Alla fine si guardarono pensierose negli occhi e si domandarono perché mai non ci fosse anche una gabbia con dentro le galline. "Vuoi vedere", si dissero le due amiche, "che le galline non sono animali?"». Non sospettabile, il loro rapporto ne con la storia: «Le oche si vantavano con le galline perché le loro antenate avevano salvato Roma dando l'allarme dal Campidoglio quando i galli avevano tentato di entrare dalle mura.
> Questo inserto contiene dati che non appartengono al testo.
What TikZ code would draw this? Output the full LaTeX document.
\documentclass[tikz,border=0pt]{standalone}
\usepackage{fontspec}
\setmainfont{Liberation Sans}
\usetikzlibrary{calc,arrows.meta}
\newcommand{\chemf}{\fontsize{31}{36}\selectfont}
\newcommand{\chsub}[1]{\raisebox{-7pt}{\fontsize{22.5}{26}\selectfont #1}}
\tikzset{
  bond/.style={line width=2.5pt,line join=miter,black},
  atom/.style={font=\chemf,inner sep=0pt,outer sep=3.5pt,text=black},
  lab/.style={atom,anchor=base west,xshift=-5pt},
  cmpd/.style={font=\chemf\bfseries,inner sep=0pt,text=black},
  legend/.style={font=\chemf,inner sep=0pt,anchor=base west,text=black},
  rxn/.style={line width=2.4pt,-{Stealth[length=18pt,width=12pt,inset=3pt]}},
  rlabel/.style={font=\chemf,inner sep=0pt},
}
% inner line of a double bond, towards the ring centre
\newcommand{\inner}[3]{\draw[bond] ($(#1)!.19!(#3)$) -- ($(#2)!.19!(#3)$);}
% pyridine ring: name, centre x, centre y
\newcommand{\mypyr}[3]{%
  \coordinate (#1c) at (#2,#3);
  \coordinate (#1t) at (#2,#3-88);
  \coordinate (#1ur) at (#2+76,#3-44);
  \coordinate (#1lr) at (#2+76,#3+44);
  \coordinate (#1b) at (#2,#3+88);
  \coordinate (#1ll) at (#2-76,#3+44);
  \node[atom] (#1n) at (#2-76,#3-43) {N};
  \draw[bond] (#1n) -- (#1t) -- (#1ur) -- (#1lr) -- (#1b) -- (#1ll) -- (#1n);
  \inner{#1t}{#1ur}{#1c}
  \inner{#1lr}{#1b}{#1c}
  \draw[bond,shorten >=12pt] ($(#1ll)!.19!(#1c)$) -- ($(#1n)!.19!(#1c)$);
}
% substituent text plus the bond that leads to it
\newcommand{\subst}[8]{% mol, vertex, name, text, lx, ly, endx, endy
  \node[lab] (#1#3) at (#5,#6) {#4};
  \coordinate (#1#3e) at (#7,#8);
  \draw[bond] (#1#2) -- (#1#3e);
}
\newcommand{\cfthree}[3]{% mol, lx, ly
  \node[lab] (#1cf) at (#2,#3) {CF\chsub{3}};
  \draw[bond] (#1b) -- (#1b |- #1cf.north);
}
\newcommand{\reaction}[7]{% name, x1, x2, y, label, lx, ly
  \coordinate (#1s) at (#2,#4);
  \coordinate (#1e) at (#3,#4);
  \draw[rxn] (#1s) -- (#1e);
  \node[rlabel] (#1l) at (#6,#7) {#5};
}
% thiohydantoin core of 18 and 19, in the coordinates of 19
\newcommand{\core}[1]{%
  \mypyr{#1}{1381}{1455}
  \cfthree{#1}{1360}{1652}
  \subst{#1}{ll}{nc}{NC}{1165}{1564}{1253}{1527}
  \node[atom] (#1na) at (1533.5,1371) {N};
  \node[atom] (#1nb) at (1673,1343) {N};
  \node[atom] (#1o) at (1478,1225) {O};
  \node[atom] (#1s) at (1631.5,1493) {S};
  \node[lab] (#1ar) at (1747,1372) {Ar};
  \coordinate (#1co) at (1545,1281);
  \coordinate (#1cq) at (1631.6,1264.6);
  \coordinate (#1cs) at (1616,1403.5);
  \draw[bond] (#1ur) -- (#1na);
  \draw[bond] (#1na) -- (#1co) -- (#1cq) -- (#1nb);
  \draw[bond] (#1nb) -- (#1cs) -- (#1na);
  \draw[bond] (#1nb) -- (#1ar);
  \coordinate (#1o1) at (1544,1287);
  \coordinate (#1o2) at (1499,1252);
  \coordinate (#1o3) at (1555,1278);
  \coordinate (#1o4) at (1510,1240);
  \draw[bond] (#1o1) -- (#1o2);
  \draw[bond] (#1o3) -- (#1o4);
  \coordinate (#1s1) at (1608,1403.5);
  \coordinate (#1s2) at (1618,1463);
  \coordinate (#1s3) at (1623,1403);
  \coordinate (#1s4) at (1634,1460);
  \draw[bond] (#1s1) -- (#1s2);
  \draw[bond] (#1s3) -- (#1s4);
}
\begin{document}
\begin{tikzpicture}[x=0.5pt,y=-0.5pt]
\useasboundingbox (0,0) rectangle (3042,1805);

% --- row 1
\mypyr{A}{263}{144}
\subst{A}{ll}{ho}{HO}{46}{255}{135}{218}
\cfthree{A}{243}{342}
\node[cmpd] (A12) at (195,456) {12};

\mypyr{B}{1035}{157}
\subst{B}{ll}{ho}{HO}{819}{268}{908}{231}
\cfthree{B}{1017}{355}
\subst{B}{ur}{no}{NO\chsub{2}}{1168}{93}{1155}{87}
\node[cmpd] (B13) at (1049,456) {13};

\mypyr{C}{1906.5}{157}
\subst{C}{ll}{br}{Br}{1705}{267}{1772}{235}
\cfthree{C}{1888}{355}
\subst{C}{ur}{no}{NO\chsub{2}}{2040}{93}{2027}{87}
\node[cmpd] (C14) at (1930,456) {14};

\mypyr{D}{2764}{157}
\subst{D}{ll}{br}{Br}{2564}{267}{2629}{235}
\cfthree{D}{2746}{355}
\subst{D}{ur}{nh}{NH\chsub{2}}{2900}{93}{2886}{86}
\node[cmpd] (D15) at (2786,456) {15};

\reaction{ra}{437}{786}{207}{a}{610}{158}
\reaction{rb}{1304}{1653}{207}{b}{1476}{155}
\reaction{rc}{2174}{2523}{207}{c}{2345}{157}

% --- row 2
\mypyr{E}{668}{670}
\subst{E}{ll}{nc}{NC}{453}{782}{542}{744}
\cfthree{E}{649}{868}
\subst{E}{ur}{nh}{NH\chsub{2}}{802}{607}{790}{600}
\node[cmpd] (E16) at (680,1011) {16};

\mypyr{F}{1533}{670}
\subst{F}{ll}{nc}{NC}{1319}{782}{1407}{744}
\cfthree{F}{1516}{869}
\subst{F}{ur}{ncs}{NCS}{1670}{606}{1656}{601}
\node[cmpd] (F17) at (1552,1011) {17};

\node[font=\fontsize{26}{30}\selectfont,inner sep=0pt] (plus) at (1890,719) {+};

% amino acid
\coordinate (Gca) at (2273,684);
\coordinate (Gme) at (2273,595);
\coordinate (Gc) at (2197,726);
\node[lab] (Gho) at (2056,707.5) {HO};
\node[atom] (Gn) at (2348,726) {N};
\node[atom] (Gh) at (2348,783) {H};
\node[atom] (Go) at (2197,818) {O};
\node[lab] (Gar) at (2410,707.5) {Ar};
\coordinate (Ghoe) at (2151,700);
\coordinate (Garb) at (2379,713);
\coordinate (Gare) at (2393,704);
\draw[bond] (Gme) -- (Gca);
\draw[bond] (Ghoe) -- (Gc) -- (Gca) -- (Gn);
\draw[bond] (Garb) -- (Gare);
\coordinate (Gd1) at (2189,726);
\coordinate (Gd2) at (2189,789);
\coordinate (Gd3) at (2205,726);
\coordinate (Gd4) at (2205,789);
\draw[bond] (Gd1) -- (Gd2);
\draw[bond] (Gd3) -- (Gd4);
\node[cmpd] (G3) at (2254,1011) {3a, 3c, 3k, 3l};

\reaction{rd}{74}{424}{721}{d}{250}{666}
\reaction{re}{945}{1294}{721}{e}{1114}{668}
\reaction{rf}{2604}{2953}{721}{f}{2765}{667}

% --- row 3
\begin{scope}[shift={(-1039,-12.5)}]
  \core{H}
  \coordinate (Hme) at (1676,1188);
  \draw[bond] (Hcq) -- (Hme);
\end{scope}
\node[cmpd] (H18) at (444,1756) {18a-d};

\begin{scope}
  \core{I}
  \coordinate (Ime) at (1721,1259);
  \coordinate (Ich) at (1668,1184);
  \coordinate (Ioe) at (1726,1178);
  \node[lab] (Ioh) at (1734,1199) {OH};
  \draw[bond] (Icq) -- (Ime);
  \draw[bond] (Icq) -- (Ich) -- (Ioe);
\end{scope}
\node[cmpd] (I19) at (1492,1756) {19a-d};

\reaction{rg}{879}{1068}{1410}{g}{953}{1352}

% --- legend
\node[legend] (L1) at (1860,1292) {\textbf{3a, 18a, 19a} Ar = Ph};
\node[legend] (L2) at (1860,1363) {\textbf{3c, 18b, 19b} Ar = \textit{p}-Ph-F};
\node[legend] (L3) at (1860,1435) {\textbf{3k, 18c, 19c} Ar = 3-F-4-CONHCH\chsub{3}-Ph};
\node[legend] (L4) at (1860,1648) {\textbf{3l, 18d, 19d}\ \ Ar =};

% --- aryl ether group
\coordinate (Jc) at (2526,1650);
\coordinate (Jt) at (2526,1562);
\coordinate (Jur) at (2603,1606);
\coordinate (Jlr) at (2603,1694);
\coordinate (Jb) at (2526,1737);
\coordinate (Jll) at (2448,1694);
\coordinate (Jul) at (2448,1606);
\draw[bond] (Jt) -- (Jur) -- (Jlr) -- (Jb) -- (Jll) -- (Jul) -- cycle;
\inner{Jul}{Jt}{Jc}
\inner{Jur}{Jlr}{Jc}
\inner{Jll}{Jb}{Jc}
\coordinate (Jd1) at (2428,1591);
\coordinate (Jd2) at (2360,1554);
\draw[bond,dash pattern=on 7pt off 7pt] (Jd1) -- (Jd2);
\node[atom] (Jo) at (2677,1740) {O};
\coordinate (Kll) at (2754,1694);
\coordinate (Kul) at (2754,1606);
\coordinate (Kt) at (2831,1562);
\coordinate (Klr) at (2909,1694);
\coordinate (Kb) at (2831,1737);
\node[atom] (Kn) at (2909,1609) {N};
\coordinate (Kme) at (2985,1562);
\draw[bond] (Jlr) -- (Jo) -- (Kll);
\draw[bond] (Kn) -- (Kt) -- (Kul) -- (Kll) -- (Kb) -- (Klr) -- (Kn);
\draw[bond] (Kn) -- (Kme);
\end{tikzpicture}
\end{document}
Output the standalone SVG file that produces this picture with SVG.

Una gallina disse che se al posto delle oche ci fossero state le galline forse li avrebbero fatti entrare e così Roma, conquistata dai galli, sarebbe diventata il più grande pollaio del mondo». Ma la direzione può essere anche antistorica: in Asia Minore, una gallina babilonese zompetta sui mattoni di creta prima della cottura e tremila anni dopo gli archeologi «finalmente riuscirono a leggere quei segni e li tradussero nelle lingue moderne». In quest'opera, le galline assurgono a maitres à penser in ogni ramo della conoscenza, riflettendo molto, osservando il creato, l'uomo e gli altri animali, facendo deduzioni scientifiche, eccellendo in matematica. Il pollaio è un vero "patrimonio culturale" e materia propria dei pennuti è la speculazione filosofica, declinante verso l'oriente, con una spolverata di atarassia democritea. D'altra parte, «per diventare filosofa - diceva una vecchia gallina che credeva di essere molto saggia - non importa pensare a qualcosa, basta pensare anche a niente». Insomma, un vademecum filosofico in equilibrio tra umorismo schietto e nonsense. Per Malerba dare voce alle galline significa analizzare «gli inesauribili aspetti gallinacei» degli umani, nel loro lato debole, misto di frivolezza, vanità, paure. Non mancano tuttavia casi di (pur strampalata) logica di base: «una gallina era diventata matta e l'avevano rinchiusa in manicomio. Il gallo le telefonava ogni tanto per avere sue notizie, ma lei rispondeva: "Guarda che qui non abbiamo il telefono". Il gallo riferiva alle galline che per il momento la loro compagna non era guarita e doveva rimanere in manicomio». Oppure: «Una gallina medievale aveva deciso di vendere l'anima al diavolo. Trovato Belzebù in un orto che rubava il sedano, gli offrì l'anima in cambio di "una manciata di orzo". Ma il diavolo "le fece una risata sul becco". E così la gallina medievale scoprì di non avere l'anima».

3
Ma le cose cambiano. Secondo l'insegnamento di Esopo - volpe furba, agnello mite, e così via- il personaggio gallina non potrebbe che essere stupido. Questo "punto fermo" ha resistito per un paio di millenni, prima di sbriciolarsi nel 2002, quando non poche ricerche, nell'ambito dell'Associazione americana per il progresso della scienza, hanno mostrato come i pennuti abbiano abilità cognitive che rivaleggiano con quelle umane, possedendo - nonostante la mancanza di gran parte della struttura corticale nella loro architettura cerebrale - straordinarie abilità in campi come la comunicazione e la memoria. Dire a qualcuno: «hai un cervello di gallina» non è più, quindi, un insulto perché - è stato provato - le galline sono persino più sveglie dei piccioni viaggiatori. Sotto sotto Malerba deve averlo sempre sospettato che gli avicoli non rispecchiano, bensì smascherano, la debolezza degli umani, anche quando costoro sono rappresentati da un genio come Baudelaire, il quale aveva osato dire che «la campagna è quel posto dove le galline vanno in giro crude. Una gallina disse allora che la città è quel posto dove i poeti vanno in giro cotti».